● **Direction**:
Pick out each line of the records that includes the string "this", and copy it.

Records excerpted from a collection:
* * * * * * *

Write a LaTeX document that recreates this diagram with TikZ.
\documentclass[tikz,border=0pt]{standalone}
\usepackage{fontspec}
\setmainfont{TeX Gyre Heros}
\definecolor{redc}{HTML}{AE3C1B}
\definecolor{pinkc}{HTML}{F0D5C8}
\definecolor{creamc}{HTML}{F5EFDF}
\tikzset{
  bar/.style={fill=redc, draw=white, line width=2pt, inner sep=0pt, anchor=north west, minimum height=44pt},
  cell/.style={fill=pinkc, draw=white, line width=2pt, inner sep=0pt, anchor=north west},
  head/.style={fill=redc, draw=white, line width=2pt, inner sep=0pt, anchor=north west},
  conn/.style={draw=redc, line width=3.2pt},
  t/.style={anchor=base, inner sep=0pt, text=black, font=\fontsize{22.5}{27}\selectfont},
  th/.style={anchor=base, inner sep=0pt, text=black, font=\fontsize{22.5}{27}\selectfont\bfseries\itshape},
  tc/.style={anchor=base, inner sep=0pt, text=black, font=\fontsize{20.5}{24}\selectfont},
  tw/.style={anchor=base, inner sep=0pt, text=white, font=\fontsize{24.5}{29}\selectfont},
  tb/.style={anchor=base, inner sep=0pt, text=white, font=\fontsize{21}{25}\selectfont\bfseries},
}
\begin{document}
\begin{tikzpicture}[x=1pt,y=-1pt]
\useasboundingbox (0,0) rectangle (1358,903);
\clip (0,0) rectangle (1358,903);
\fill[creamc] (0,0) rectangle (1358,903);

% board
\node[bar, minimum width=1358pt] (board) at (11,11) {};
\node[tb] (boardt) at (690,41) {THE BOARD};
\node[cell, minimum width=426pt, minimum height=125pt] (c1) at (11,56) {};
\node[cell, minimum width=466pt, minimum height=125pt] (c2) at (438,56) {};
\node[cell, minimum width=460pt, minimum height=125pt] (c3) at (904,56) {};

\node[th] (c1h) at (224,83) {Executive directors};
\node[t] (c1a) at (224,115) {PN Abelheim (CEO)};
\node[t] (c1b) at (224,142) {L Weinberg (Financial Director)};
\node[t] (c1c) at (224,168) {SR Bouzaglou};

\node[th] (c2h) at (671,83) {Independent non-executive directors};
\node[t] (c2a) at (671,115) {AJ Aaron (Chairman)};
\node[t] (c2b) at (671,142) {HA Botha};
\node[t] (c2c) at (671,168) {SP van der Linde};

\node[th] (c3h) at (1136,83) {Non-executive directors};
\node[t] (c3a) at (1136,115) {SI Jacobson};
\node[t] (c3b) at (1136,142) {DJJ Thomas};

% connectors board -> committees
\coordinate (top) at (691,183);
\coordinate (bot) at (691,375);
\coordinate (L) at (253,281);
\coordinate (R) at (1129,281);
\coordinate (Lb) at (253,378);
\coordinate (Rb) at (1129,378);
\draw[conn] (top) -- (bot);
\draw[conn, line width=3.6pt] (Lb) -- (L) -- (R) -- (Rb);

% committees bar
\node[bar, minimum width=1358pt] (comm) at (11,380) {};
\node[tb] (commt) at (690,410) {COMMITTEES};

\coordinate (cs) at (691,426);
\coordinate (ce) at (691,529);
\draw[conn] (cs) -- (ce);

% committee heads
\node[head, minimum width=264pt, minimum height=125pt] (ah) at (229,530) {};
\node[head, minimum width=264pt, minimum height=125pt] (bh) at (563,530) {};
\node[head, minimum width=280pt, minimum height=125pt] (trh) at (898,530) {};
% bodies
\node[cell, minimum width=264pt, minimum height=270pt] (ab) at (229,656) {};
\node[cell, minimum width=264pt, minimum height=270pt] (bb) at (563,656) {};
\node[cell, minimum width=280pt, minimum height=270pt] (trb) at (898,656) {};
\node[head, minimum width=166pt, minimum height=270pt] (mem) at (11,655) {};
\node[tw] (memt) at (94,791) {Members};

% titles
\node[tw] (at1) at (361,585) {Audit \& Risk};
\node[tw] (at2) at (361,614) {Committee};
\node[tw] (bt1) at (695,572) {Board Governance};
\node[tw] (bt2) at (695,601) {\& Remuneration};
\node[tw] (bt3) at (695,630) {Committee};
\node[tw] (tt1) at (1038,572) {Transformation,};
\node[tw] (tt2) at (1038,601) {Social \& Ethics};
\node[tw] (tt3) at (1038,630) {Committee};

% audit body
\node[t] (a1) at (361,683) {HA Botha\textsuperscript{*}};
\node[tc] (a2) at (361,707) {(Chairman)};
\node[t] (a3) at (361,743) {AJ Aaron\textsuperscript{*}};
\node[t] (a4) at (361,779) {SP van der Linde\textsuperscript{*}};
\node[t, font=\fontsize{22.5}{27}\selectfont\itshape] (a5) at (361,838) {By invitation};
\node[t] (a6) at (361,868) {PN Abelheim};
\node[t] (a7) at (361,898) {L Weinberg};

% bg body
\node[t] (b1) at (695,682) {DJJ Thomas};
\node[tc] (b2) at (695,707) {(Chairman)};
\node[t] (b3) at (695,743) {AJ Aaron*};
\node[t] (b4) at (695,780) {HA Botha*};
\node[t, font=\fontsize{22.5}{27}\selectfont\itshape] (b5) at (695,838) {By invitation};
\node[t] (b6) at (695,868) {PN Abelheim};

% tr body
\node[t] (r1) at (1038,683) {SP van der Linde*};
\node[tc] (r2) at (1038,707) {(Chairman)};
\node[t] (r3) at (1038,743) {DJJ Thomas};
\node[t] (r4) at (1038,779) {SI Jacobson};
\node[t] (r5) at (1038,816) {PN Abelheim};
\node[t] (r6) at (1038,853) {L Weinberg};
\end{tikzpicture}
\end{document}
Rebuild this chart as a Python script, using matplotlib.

* * * * * * *

● **Exercise output**:
Write a LaTeX document that recreates this diagram with TikZ.
Rebuild this chart as a Python script, using matplotlib.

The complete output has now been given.